Category	AirClassGrading 1	AirClassGrading 2
Target	Teams assignment submissions	scanned written-response answer PDF
Input	Teams submissions and attachments	answer PDF, problem PDF, solution PDF
Grading unit	student submission / assignment	one student × one problem
Criteria	Teams instructions, rubric, snapshot	`grading_criteria.json` partial-credit criteria
Preprocessing	file download, PDF rendering, artifact normalization	PDF rendering and problem-level crop images
AI role	assignment review, feedback draft, score/grade suggestion	problem-level first-pass grading and partial-credit support
Teacher role	review confirmation, final score/comment	final score confirmation per problem
Output	Teams feedback and review DB	final scores, class averages, result files

The core idea is the same:

Let AI organize and review student work first, while keeping final judgment and criteria management in the teacher's hands.

Summary

Applying AI to written-response grading requires more than sending images to a model. The answer PDF must first be split into student-problem units. Partial-credit criteria must be structured.
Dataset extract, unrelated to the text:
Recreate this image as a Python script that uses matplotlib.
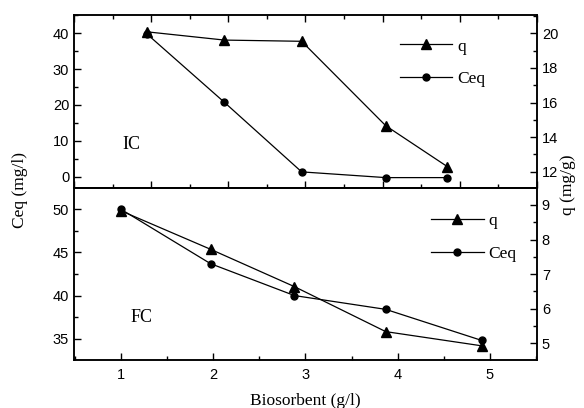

AI first-pass results must be repeated and checked for instability.

The important design choices were:

defining the grading unit as one student × one problem;
generating problem-level crop images from the answer PDF;
managing partial-credit criteria in grading_criteria.json;
repeating AI first-pass grading to find ambiguous criteria;
storing teacher-final scores separately from AI results;
connecting preprocessing, grading, and result checking through a workflow dashboard.

AirClassGrading 2 shows how AI can be placed inside written-response grading without handing over the final decision. The AI prepares a structured first pass, and the teacher makes the final judgment more quickly and consistently.